C’è un linea di demarcazione, un perimetro emozionale superato il quale la mente getta la spugna e il dolore si diffonde per il corpo. Non si tratta più della carezza aspra della malinconia, non è l’urto prolungato della mancanza, è una spina che si fa rompighiaccio e con movimento rotatorio, lento ma inesorabile si fa strada smembrando i muscoli, attaccando le ossa, attorcigliando le viscere che riversano tra gli organi liquidi acidi.

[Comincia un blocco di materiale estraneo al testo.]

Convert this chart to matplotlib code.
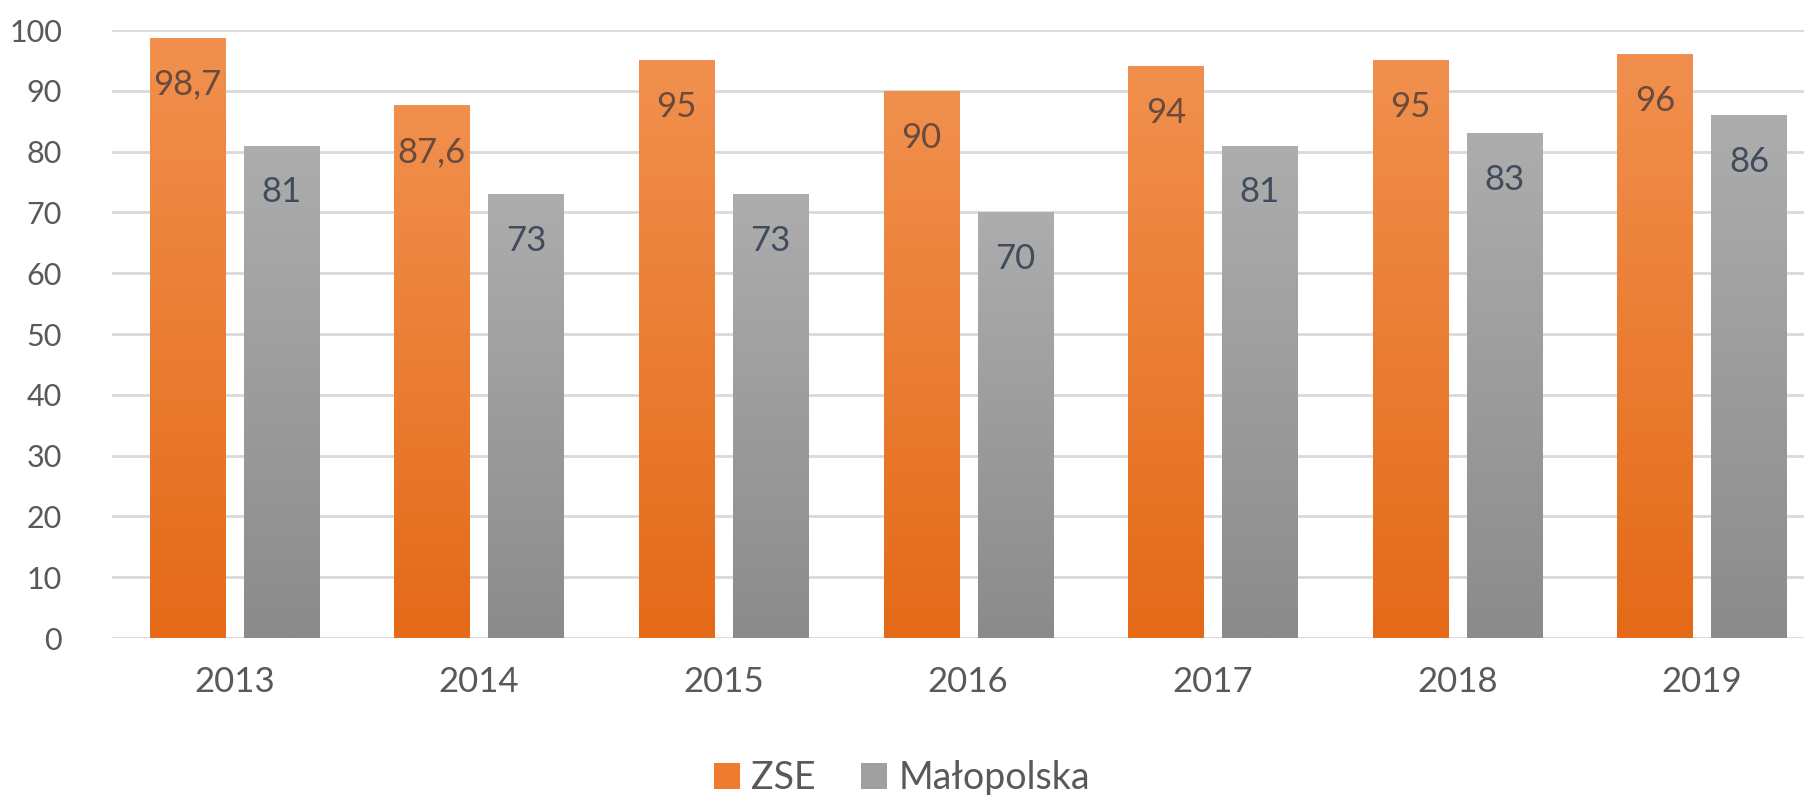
import matplotlib.pyplot as plt
import numpy as np
from matplotlib.colors import LinearSegmentedColormap
from matplotlib.patches import Patch

plt.rcParams['font.family'] = ['Lato', 'DejaVu Sans']

years = ['2013', '2014', '2015', '2016', '2017', '2018', '2019']
zse = [98.7, 87.6, 95, 90, 94, 95, 96]
malopolska = [81, 73, 73, 70, 81, 83, 86]

orange_cmap = LinearSegmentedColormap.from_list('o', ['#E46A18', '#F1904E'])
gray_cmap = LinearSegmentedColormap.from_list('g', ['#8B8B8B', '#ADADAD'])


def fmt(v):
    s = ('%g' % v).replace('.', ',')
    return s


fig = plt.figure(figsize=(18.04, 7.95), dpi=100)
ax = fig.add_axes([112 / 1804, 157 / 795, 1 - 112 / 1804, (638 - 30) / 795])

x = np.arange(len(years))
w = 0.307
off = 0.192
bars1 = ax.bar(x - off, zse, w, color='none', zorder=3)
bars2 = ax.bar(x + off, malopolska, w, color='none', zorder=3)

grad = np.linspace(0, 1, 256).reshape(-1, 1)
for bars, cmap in ((bars1, orange_cmap), (bars2, gray_cmap)):
    for b in bars:
        x0, y0 = b.get_x(), b.get_y()
        im = ax.imshow(grad, cmap=cmap, origin='lower', aspect='auto',
                       extent=[x0, x0 + b.get_width(), y0, y0 + b.get_height()],
                       zorder=3)
        im.set_clip_path(b)

for xi, v in zip(x, zse):
    ax.text(xi - off, v - 7.7, fmt(v), ha='center', va='center',
            fontsize=25, color='#6a4a3c', zorder=4)
for xi, v in zip(x, malopolska):
    ax.text(xi + off, v - 7.7, fmt(v), ha='center', va='center',
            fontsize=25, color='#404b5c', zorder=4)

ax.set_xlim(-0.5, 6.417)
ax.set_ylim(0, 100)
ax.set_yticks(range(0, 101, 10))
ax.set_xticks(x)
ax.set_xticklabels(years)
ax.tick_params(axis='both', length=0, labelcolor='#595959')
ax.tick_params(axis='y', pad=36, labelsize=22)
ax.tick_params(axis='x', pad=20, labelsize=25)
ax.grid(axis='y', color='#D9D9D9', linewidth=2, zorder=0)
ax.set_axisbelow(True)
for s in ax.spines.values():
    s.set_visible(False)

handles = [Patch(facecolor='#EF7B30', label='ZSE'),
           Patch(facecolor='#A0A0A0', label='Małopolska')]
fig.legend(handles=handles, loc='center', bbox_to_anchor=(0.5, 1 - 778 / 795),
           ncol=2, frameon=False, fontsize=27, labelcolor='#595959',
           handlelength=0.7, handleheight=0.7, handletextpad=0.3,
           columnspacing=1.2)

fig.savefig('out.png', dpi=100)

E’ come se tutte le sofferenze si fossero date appuntamento proprio lì, sotto il nostro scheletro d’ulivo e senza remore o timidezze si esprimano appieno, mentre dalla caverna infuocata e spalancata della nostra interiorità fuoriesce un urlo profondo e secolare, imperituro e sordo che parla di tutte le sofferenze del mondo.
Il vento soffierà, la pioggia cadrà e il sole continuerà a sudare, poi l’acqua si raccoglierà fino a raggiungere il mare, il vento darà sollievo alle inutili pene e il sole abbraccerà la notte nel momento dell’abbandono.
La quiete si riavvicinerà, placida come l’onda che si ritrae dalla battigia dopo averla bagnata, lasciando indietro solo per pochi istanti la sua ombra.
Allora le ferite smetteranno di gridare e le loro smorfie di dolore si trasformeranno in sorrisi, prima vacui, poi consistenti e sfacciati, assertivi della loro forza.